16 Jul 2010
Almost exactly 4 years after a little known Connecticut based hedge fund manager took on the SEC in Federal court and won his challenge to have the SEC's ill conceived Hedge Fund Registration rule struck down, the rule is back, this time with the full weight of US law behind it. Yesterday Congress finally passed the Private Fund Investment Advisers Registration Act of 2010 which, inter alia, will require many UK and other non-US hedge funds to register with the SEC.
In brief, the new act will require non-US hedge funds to register with the SEC if they have more than $25m AUM attributable to US clients (or some higher sum as the SEC may decide) or if they have 15 or more US clients, irrespective of the related AUM. However the definition of US client has been amended to include US investors in a hedge fund (i.e. US individuals, corporations, trusts etc) whereas previously fund investors were excluded from the definition of client. This definitional change is likely to impact a very large number of non-US hedge fund managers.

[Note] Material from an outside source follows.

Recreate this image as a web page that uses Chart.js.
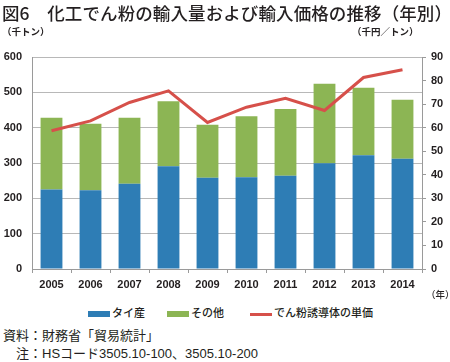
<!DOCTYPE html>
<html>
<head>
<meta charset="utf-8">
<script src="https://cdn.jsdelivr.net/npm/chart.js@4"></script>
<style>
  body { margin: 0; background: #fff; font-family: "Noto Sans CJK JP", sans-serif; color: #231f20; }
  #wrap { position: relative; width: 450px; height: 362px; overflow: hidden; }
  #chart { position: absolute; left: 0; top: 0; }
  .txt { position: absolute; white-space: nowrap; }
  .title { left: 2px; top: 0px; font-size: 17.5px; line-height: 26px; font-weight: 500; letter-spacing: 0.1px; }
  .unit { font-size: 9.5px; top: 24px; line-height: 14px; font-weight: 700; }
  .legend { top: 305px; font-size: 11px; line-height: 15px; font-weight: 500; }
  .sw { display: inline-block; vertical-align: middle; width: 22px; margin-right: 2px; }
  .note { left: 3px; font-size: 13px; line-height: 17px; font-family: "Liberation Sans", "Noto Sans CJK JP", sans-serif; }
</style>
</head>
<body>
<div id="wrap">
  <canvas id="chart" width="450" height="300"></canvas>
  <div class="txt title">図6　化工でん粉の輸入量および輸入価格の推移（年別）</div>
  <div class="txt unit" style="left:2px">（千トン）</div>
  <div class="txt unit" style="left:352px">（千円／トン）</div>
  <div class="txt unit" style="left:426px; top:287px; font-weight:500">（年）</div>
  <div class="txt legend" style="left:88px"><span class="sw" style="height:6px;background:#2e7db5"></span>タイ産</div>
  <div class="txt legend" style="left:167px"><span class="sw" style="height:6px;background:#8cb554"></span>その他</div>
  <div class="txt legend" style="left:250px"><span class="sw" style="height:3px;background:#d6504a"></span>でん粉誘導体の単価</div>
  <div class="txt note" style="top:327px">資料：財務省「貿易統計」</div>
  <div class="txt note" style="top:345px; left:16px">注：HSコード3505.10-100、3505.10-200</div>
</div>
<script>
// data
const years = ['2005', '2006', '2007', '2008', '2009', '2010', '2011', '2012', '2013', '2014'];
const thaiVolume = [225, 223, 241, 291, 258, 260, 264, 299, 322, 312];   // 千トン
const otherVolume = [203, 188, 187, 184, 150, 172, 189, 225, 191, 167];  // 千トン
const unitPrice = [58.7, 62.9, 70.7, 75.6, 62.2, 68.7, 72.5, 67.3, 81.3, 84.6]; // 千円/トン

const tickFont = { family: '"Liberation Sans", Arial, sans-serif', size: 11, weight: 'bold' };
const axisGray = '#9a9a9a';

new Chart(document.getElementById('chart'), {
    type: 'bar',
    data: {
        labels: years,
        datasets: [
            {
                type: 'line',
                label: 'でん粉誘導体の単価',
                data: unitPrice,
                yAxisID: 'y1',
                borderColor: '#d6504a',
                borderWidth: 3,
                pointRadius: 0,
                tension: 0,
                order: 0
            },
            {
                label: 'タイ産',
                data: thaiVolume,
                backgroundColor: '#2e7db5',
                yAxisID: 'y',
                barPercentage: 0.56,
                categoryPercentage: 1,
                order: 1
            },
            {
                label: 'その他',
                data: otherVolume,
                backgroundColor: '#8cb554',
                yAxisID: 'y',
                barPercentage: 0.56,
                categoryPercentage: 1,
                order: 1
            }
        ]
    },
    options: {
        responsive: false,
        animation: false,
        devicePixelRatio: 1,
        layout: { padding: { top: 57, left: 0, right: 0, bottom: 0 } },
        plugins: { legend: { display: false }, tooltip: { enabled: false } },
        scales: {
            x: {
                stacked: true,
                offset: true,
                grid: { drawOnChartArea: false, offset: true, tickLength: 4, color: axisGray },
                border: { color: axisGray },
                ticks: { padding: 5, color: '#231f20', font: tickFont, maxRotation: 0 },
                afterFit: s => { s.height = 31; }
            },
            y: {
                stacked: true,
                position: 'left',
                min: 0,
                max: 600,
                ticks: { stepSize: 100, padding: 10, color: '#231f20', font: tickFont },
                grid: { color: '#b8b8b8', drawTicks: false },
                border: { color: axisGray },
                afterFit: s => { s.width = 32; }
            },
            y1: {
                position: 'right',
                min: 0,
                max: 90,
                ticks: { stepSize: 10, padding: 5, color: '#231f20', font: tickFont },
                grid: { drawOnChartArea: false, tickLength: 4, color: axisGray },
                border: { color: axisGray },
                afterFit: s => { s.width = 28; }
            }
        }
    }
});
</script>
</body>
</html>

The registration requirement, and related rules and regulations will take effect exactly 12 months from the date of the signing of the new law by President Obama, which is expected to take place at some point next week. Therefore non-US managers caught by the requirements have some time to consider and plan for the implications of the new requirements or, as the case may be, to seek structural or other ways to avoid the requirements.
Scott Wilson, CEO of IMS said today: “Dual FSA and SEC registration for UK asset managers is nothing new and there are currently about 200 dual registered firms in the UK. However, the dual registration system has never worked effectively, is inefficient, highly confusing, is not cost effective and frequently works against the best interests of clients. The two regulatory systems are simply not compatible: UK compliance is all about protecting clients from abuses by managers, unfortunately US compliance is all about protecting managers from abuses by the SEC.”